After all of that, I arrived back in Yangshuo in a pisser of a mood. I decided to have some down time and after a much needed shower, I set off on an epic quest for edible food. My quest was unsuccessful, but as a side bennie, I did try 3 new restaurants. Then, it was time to get changed and head over to the highlight of my trip, the performance of 'Impression of the 3rd Liu Sister' on the Li River. This is an entire theatrical event involving 600 performers, multiple costume and lighting changes, all on the Li river with the karst peaks as a backdrop. Absolutely brilliant! The directors are geniuses. Since they are the ones in charge of choreographing the
Beijing Olympics opening ceremonies, I might actually watch. It should be fabulous.


I arrived back at my guesthouse in a much improved state of mind, thinking that Yangshuo really was a wonderful place. I was tired, happy, and ready to go to bed. Then, I saw them. They were everywhere - baby cockroaches. My bedside table was absolutely covered in them. I saw at least 30. I am not well equipped to deal with cockroaches. I am lucky enough to not have extensive experience with them. They seemed especially excited by my box of nescafe packets, which was covered in them. I have no clue why cockroaches want to be caffeinated, but apparently they do.

I raced back downstairs and announced my problem. A girl came back upstairs with me, carrying a rag. Together, we threw out nearly everything on that table. I didn't care that these were things I'd carried around for a month. They'd been contaminated and needed to be removed. For example, my dental floss had cockroaches on it. Would you use cockroach floss? Neither would I. At my insistence, she wiped down the area with bleach before leaving. OK. In this room, I had already dealt with 2 black jumping spiders, now cockroaches. That was it. My opinion of Yangshuo calcified. The place is a pit. Stay in Guilin, visit Yangshuo. Unless you enjoy living in filth while being hounded and ripped off at every opportunity - it takes all kinds.

The next day was my last in Yangshuo. I needed to be on a bus to Guilin by 4pm, to catch my 6:40 train to Guanzhou. I spent the morning repacking my bag, trying very hard to ensure that I would not be the unwitting transporter of sightseeing cockroaches. Then, I had a (bad) lunch and hung out in an internet cafe until it was time to catch my bus.

Once I'd boarded the bus, I felt much better. I think that Yangshuo, like Xi'an was just unlucky for me. I should have worn more red (red is considered a lucky color in China). I'm sure that over the years to come, I will forget about the cockroaches and pushy vendors, and remember the beautiful scenery and placid water buffalo. I'm glad that I had the opportunity to go, and boy, was I glad to get away!

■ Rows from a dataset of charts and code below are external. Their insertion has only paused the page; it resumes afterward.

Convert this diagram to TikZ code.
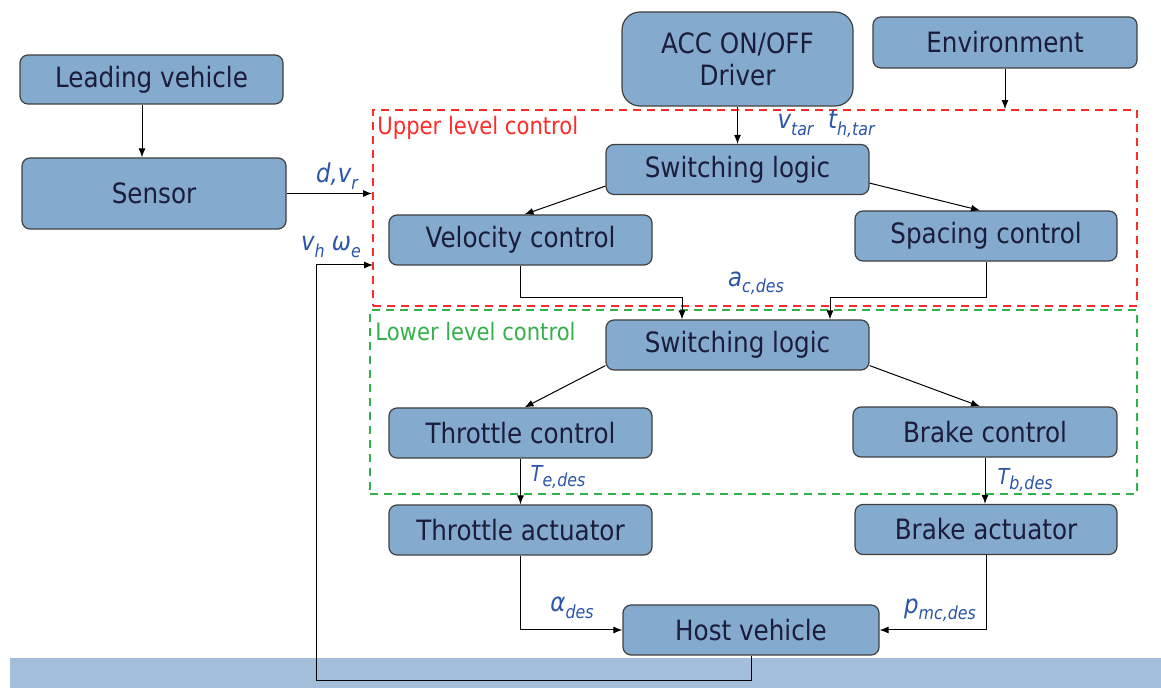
\documentclass[tikz,border=0pt]{standalone}
\usepackage{fontspec}
\setmainfont{DejaVu Sans}[FakeStretch=0.88]
\usetikzlibrary{arrows.meta}
\definecolor{boxfill}{HTML}{84AACD}
\definecolor{boxtext}{HTML}{1C1C3C}
\definecolor{sigblue}{HTML}{2A55A8}
\definecolor{upred}{HTML}{FF2A2A}
\definecolor{lowgreen}{HTML}{33B04A}
\definecolor{band}{HTML}{A2BEDA}
\newcommand{\lsub}[1]{\raisebox{-0.45ex}{\fontsize{9}{9}\selectfont #1}}
\begin{document}
\begin{tikzpicture}[x=0.5pt,y=-0.5pt,
  blk/.style={draw=black!75, line width=0.6pt, fill=boxfill, rounded corners=4pt,
    text=boxtext, font=\fontsize{14}{16}\selectfont, inner sep=0pt,
    minimum width=131.5pt, minimum height=25pt, align=center},
  zone/.style={dashed, dash pattern=on 4pt off 3pt, line width=0.9pt, inner sep=0pt},
  arr/.style={-{Latex[length=4.5pt,width=3.5pt]}, line width=0.5pt, black},
  link/.style={line width=0.5pt, black},
  sig/.style={text=sigblue, font=\itshape\fontsize{13}{14}\selectfont, inner sep=1pt},
  sigs/.style={text=sigblue, font=\itshape\fontsize{11}{12}\selectfont, inner sep=1pt},
  zonelabel/.style={font=\fontsize{12}{13}\selectfont, anchor=west, inner sep=0pt}]

\useasboundingbox (0,0) rectangle (1161,688);
\fill[white] (0,0) rectangle (1161,688);
% ground band under the host vehicle
\fill[band] (10,658) rectangle (1161,688);

% control zones
\node[zone, draw=upred, minimum width=382pt, minimum height=98pt] (upper) at (755,208) {};
\node[zone, draw=lowgreen, minimum width=383.5pt, minimum height=92pt] (lower) at (753.5,402) {};
\node[zonelabel, text=upred] (uplbl) at (377,128) {Upper level control};
\node[zonelabel, text=lowgreen] (lowlbl) at (375,332) {Lower level control};

% blocks
\node[blk, minimum height=24.5pt] (lead) at (151.5,79.5) {Leading vehicle};
\node[blk, minimum width=132pt, minimum height=35.5pt] (sensor) at (154,193.5) {Sensor};
\node[blk, minimum width=115.5pt, minimum height=47pt, rounded corners=9pt] (acc) at (737.5,59) {ACC ON/OFF\\Driver};
\node[blk, minimum width=132pt, minimum height=25.5pt] (env) at (1005,42.5) {Environment};
\node[blk] (sl1) at (737.5,169.5) {Switching logic};
\node[blk] (vel) at (520.5,240) {Velocity control};
\node[blk, minimum width=131pt] (spc) at (986,236) {Spacing control};
\node[blk] (sl2) at (737.5,345) {Switching logic};
\node[blk] (thc) at (520.5,433) {Throttle control};
\node[blk, minimum width=132pt] (brc) at (985,432) {Brake control};
\node[blk] (tha) at (520.5,530) {Throttle actuator};
\node[blk, minimum width=131pt] (bra) at (986,529.5) {Brake actuator};
\node[blk, minimum width=128pt] (host) at (751,630) {Host vehicle};

% feedback corner points
\coordinate (fbcorner) at (316,680);
\coordinate (fbin) at (373,265);

% connectors
\draw[arr] ([xshift=-4.75pt]lead.south) -- ([xshift=-4.75pt]lead.south |- sensor.north);
\draw[arr] (sensor.east) -- (sensor.east -| upper.west);
\draw[arr] (host.south) |- (fbcorner) |- (fbin);
\draw[arr] (acc.south) -- (sl1.north);
\draw[arr] (env.south) -- (env.south |- upper.north);
\draw[arr] ([yshift=4.5pt]sl1.south west) -- ([xshift=2pt]vel.north);
\draw[arr] ([yshift=6pt]sl1.south east) -- ([xshift=-3pt]spc.north);
\draw[arr] (vel.south) -- ++(0,32) -| ([xshift=-27.75pt]sl2.north);
\draw[arr] (spc.south) -- ++(0,36) -| ([xshift=46.25pt]sl2.north);
\draw[arr] ([yshift=2.5pt]sl2.south west) -- ([xshift=2pt]thc.north);
\draw[arr] ([yshift=2.5pt]sl2.south east) -- ([xshift=-2.5pt]brc.north);
\draw[arr] (thc.south) -- (thc.south |- tha.north);
\draw[arr] (brc.south) -- (brc.south |- bra.north);
\draw[arr] (tha.south) |- (host.west);
\draw[arr] (bra.south) |- (host.east);

% signal labels
\node[sig] (ldv) at (337,176) {d,v\lsub{r}};
\node[sig] (lvw) at (331,247) {v\lsub{h} ω\lsub{e}};
\node[sig] (lvt) at (826,124) {v\lsub{tar}\ \ t\lsub{h,tar}};
\node[sig] (lac) at (756,283) {a\lsub{c,des}};
\node[sigs] (lte) at (558,477) {T\lsub{e,des}};
\node[sigs] (ltb) at (1025,480) {T\lsub{b,des}};
\node[sig] (lal) at (572,608) {α\lsub{des}};
\node[sig] (lpm) at (940,610) {p\lsub{mc,des}};
\end{tikzpicture}
\end{document}
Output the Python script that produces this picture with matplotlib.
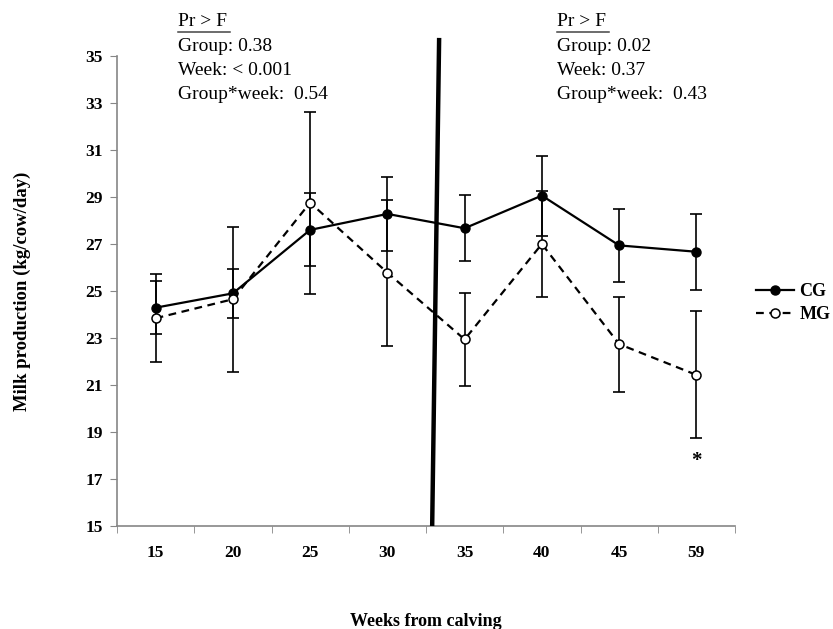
import numpy as np
import matplotlib.pyplot as plt
from matplotlib.lines import Line2D

weeks = ['15', '20', '25', '30', '35', '40', '45', '59']
cg_mean = [24.29, 24.90, 27.60, 28.28, 27.67, 29.06, 26.94, 26.67]
cg_err = [1.13, 1.05, 1.55, 1.57, 1.40, 1.70, 1.56, 1.62]
mg_mean = [23.84, 24.65, 28.76, 25.78, 22.94, 27.00, 22.74, 21.43]
mg_err = [1.87, 3.08, 3.87, 3.10, 1.97, 2.27, 2.02, 2.70]

# thick divider between the two periods (category index, value)
divider_x = [3.58, 3.67]
divider_y = [15.0, 35.77]

left_stats = ['Group: 0.38', 'Week: < 0.001', 'Group*week:  0.54']
right_stats = ['Group: 0.02', 'Week: 0.37', 'Group*week:  0.43']

SERIF = ['Liberation Serif', 'DejaVu Serif']
GREY = '#868686'


def main():
    plt.rcParams['font.family'] = SERIF
    fig = plt.figure(figsize=(8.33, 6.29), dpi=100)
    ax = fig.add_axes([117 / 833, 1 - 526 / 629, 618 / 833, 470 / 629])

    x = np.arange(len(weeks))

    ax.errorbar(x, cg_mean, yerr=cg_err, fmt='none', ecolor='black',
                elinewidth=1.2, capsize=4, capthick=1.2, zorder=2)
    ax.errorbar(x, mg_mean, yerr=mg_err, fmt='none', ecolor='black',
                elinewidth=1.2, capsize=4, capthick=1.2, zorder=2)
    ax.plot(x, cg_mean, '-', color='black', lw=1.6, marker='o', ms=6.5,
            mfc='black', mec='black', label='CG', zorder=3)
    ax.plot(x, mg_mean, '--', color='black', lw=1.6, dashes=(3.5, 2.5),
            marker='o', ms=6.5, mfc='white', mec='black', mew=1.1,
            label='MG', zorder=4)

    ax.plot(divider_x, divider_y, color='black', lw=3.2, clip_on=False,
            solid_capstyle='butt', zorder=5)

    ax.text(7, 17.75, '*', ha='center', va='center', fontsize=15,
            fontweight='bold')

    ax.set_xlim(-0.5, len(weeks) - 0.5)
    ax.set_ylim(15, 35)
    ax.set_yticks(np.arange(15, 36, 2))
    ax.set_xticks(x)
    ax.set_xticklabels(weeks)
    ax.set_xticks(np.arange(-0.5, len(weeks), 1), minor=True)
    ax.tick_params(axis='x', which='major', length=0, pad=14)
    ax.tick_params(axis='x', which='minor', length=5, color=GREY,
                   direction='out')
    ax.tick_params(axis='y', length=5, color=GREY, direction='out', pad=5)
    for lab in ax.get_xticklabels() + ax.get_yticklabels():
        lab.set_fontweight('bold')
        lab.set_fontsize(12.5)

    for s in ['top', 'right']:
        ax.spines[s].set_visible(False)
    for s in ['left', 'bottom']:
        ax.spines[s].set_color(GREY)
        ax.spines[s].set_linewidth(1.2)

    fig.text(22 / 833, 1 - 291 / 629, 'Milk production (kg/cow/day)',
             rotation=90, ha='center', va='center', fontsize=13.5,
             fontweight='bold')
    fig.text(426 / 833, 1 - 621 / 629, 'Weeks from calving', ha='center',
             va='center', fontsize=13, fontweight='bold')

    # Pr > F blocks
    for x0, stats in [(178, left_stats), (557, right_stats)]:
        fig.text(x0 / 833, 1 - 22 / 629, 'Pr > F', ha='left', va='center',
                 fontsize=14)
        fig.add_artist(Line2D([x0 / 833, (x0 + 52) / 833],
                              [1 - 31.5 / 629, 1 - 31.5 / 629],
                              color='#444444', lw=1.1))
        for i, s in enumerate(stats):
            fig.text(x0 / 833, 1 - (46.5 + 24 * i) / 629, s, ha='left',
                     va='center', fontsize=14)

    ax.legend(loc='center left', bbox_to_anchor=(756 / 833, 1 - 303 / 629),
              bbox_transform=fig.transFigure, frameon=False, borderpad=0,
              borderaxespad=0, handlelength=2.1, handletextpad=0.3,
              labelspacing=0.35, numpoints=1,
              prop={'family': SERIF, 'weight': 'bold', 'size': 13})

    fig.savefig('out.png', dpi=100)


if __name__ == "__main__":
    main()
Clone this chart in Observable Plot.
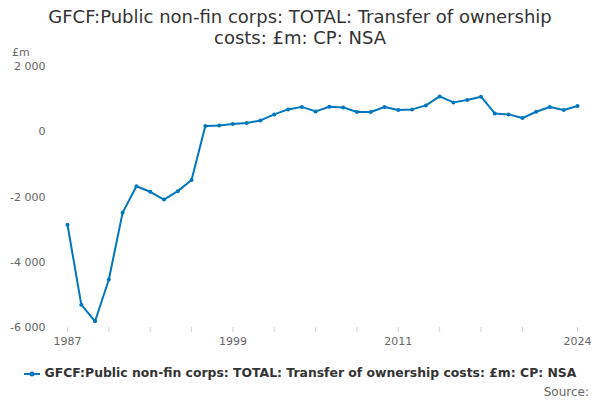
<!DOCTYPE html>
<html>
<head>
<meta charset="utf-8">
<script src="https://cdn.jsdelivr.net/npm/d3@7"></script>
<script src="https://cdn.jsdelivr.net/npm/@observablehq/plot@0.6"></script>
<style>
  html, body { margin: 0; padding: 0; background: #fff; }
  body { width: 600px; height: 400px; position: relative; overflow: hidden; font-family: "DejaVu Sans", sans-serif; }
  #title { position: absolute; top: 6px; left: 0; width: 600px; text-align: center; font-size: 18px; line-height: 21px; color: #333; }
  #unit { position: absolute; top: 46px; left: 12px; font-size: 11px; color: #666; }
  #chart { position: absolute; top: 50px; left: 0; }
  #legend { position: absolute; top: 365px; left: 0; width: 600px; text-align: center; font-size: 12.4px; font-weight: bold; color: #333; }
  #legend svg { vertical-align: middle; margin-right: 5px; }
  #source { position: absolute; top: 385px; right: 11px; font-size: 12px; color: #666; }
</style>
</head>
<body>
<div id="title">GFCF:Public non-fin corps: TOTAL: Transfer of ownership<br>costs: £m: CP: NSA</div>
<div id="unit">£m</div>
<div id="chart"></div>
<div id="legend"><svg width="16" height="10"><line x1="0" y1="5" x2="16" y2="5" stroke="#0076be" stroke-width="2"/><circle cx="8" cy="5" r="2.5" fill="#0076be"/></svg>GFCF:Public non-fin corps: TOTAL: Transfer of ownership costs: £m: CP: NSA</div>
<div id="source">Source:</div>
<script>
const years = d3.range(1987, 2025);
const values = [
  -2850, -5300, -5810, -4530, -2480, -1670, -1840, -2080, -1820, -1480,
  174, 194, 235, 266, 348, 532, 685, 762,
  624, 767, 747, 604, 604, 757, 665, 685, 808, 1084,
  900, 972, 1074, 563, 532, 419, 614, 757, 665, 788
];
const yTicks = [-6000, -4000, -2000, 0, 2000];
const xTickMarks = [1987, 1990, 1993, 1996, 1999, 2002, 2005, 2008, 2011, 2014, 2017, 2020, 2024];
const xTickLabels = [1987, 1999, 2011, 2024];

const data = years.map((y, i) => ({year: y, value: values[i]}));
const fmt = d => (d < 0 ? "-" : "") + d3.format(",")(Math.abs(d)).replace(/,/g, " ");
const color = "#0076be";

const chart = Plot.plot({
  width: 600,
  height: 300,
  marginTop: 16,
  marginBottom: 23,
  marginLeft: 61,
  marginRight: 16,
  style: {fontFamily: "DejaVu Sans, sans-serif", fontSize: "11px", color: "#666", background: "transparent"},
  x: {domain: [1987, 2024], insetLeft: 6, insetRight: 7},
  y: {domain: [-6000, 2000]},
  marks: [
    Plot.gridY(yTicks.filter(d => d !== -6000), {stroke: "#e6e6e6", strokeOpacity: 1, strokeWidth: 1, x1: 61, x2: 584}),
    Plot.ruleY([-6000], {stroke: "#ccd6eb", strokeWidth: 1, x1: 61, x2: 584}),
    Plot.axisY(yTicks, {tickFormat: fmt, tickSize: 0, tickPadding: 16, fill: "#666", fontSize: 11, label: null}),
    Plot.axisX(xTickMarks, {tickFormat: d => xTickLabels.includes(d) ? String(d) : "", tickSize: 5, tickPadding: 5, stroke: "#ccd6eb", strokeOpacity: 1, fill: "#666", fontSize: 11, label: null}),
    Plot.line(data, {x: "year", y: "value", stroke: color, strokeWidth: 2}),
    Plot.dot(data, {x: "year", y: "value", fill: color, r: 2})
  ]
});
document.getElementById("chart").appendChild(chart);
</script>
</body>
</html>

In Guilin, I was actually dropped off at the train station. I had plenty of time to shop for snacks before boarding the train. Once the train had arrived and we had all shoved our way aboard, I happily settled in to my soft sleeper compartment. Well worth the extra money. I had a lovely bed in a four bunk room. I was sharing with an elderly man who was traveling with his two daughters. The daughters were actually in the next compartment, but they kept running over every few minutes to make sure that Baba was OK and didn't need anything. It was so sweet. The 'girls' must have been in their 50s and they were devoted to their father. Every time he would settle down for a rest, one or both of them would come in to make sure that he had tea, slippers, food, a pillow, etc. Finally, they decided to switch, so that one of the daughters could watch him. So, I ended up sharing with the younger daughter while Baba went next door with his elder daughter.

That was it. My time in Guangxi province was at an end, and I was on to new environs. Did my luck improve in Guangzhou? That would be telling! ;)

Update: I've just met a Dutch couple who stayed at a place called The Giggling Tree. It is 5 km outside of Yangshuo, on the river, fabulous food, a lovely courtyard and private rooms for 100 yuan, all spotlessly clean. It provided bikes, motorbikes, tours and tickets. They had a wonderful time and were incredulous when I told them of the cockroaches. Just an fyi, in case anyone is planning on going there.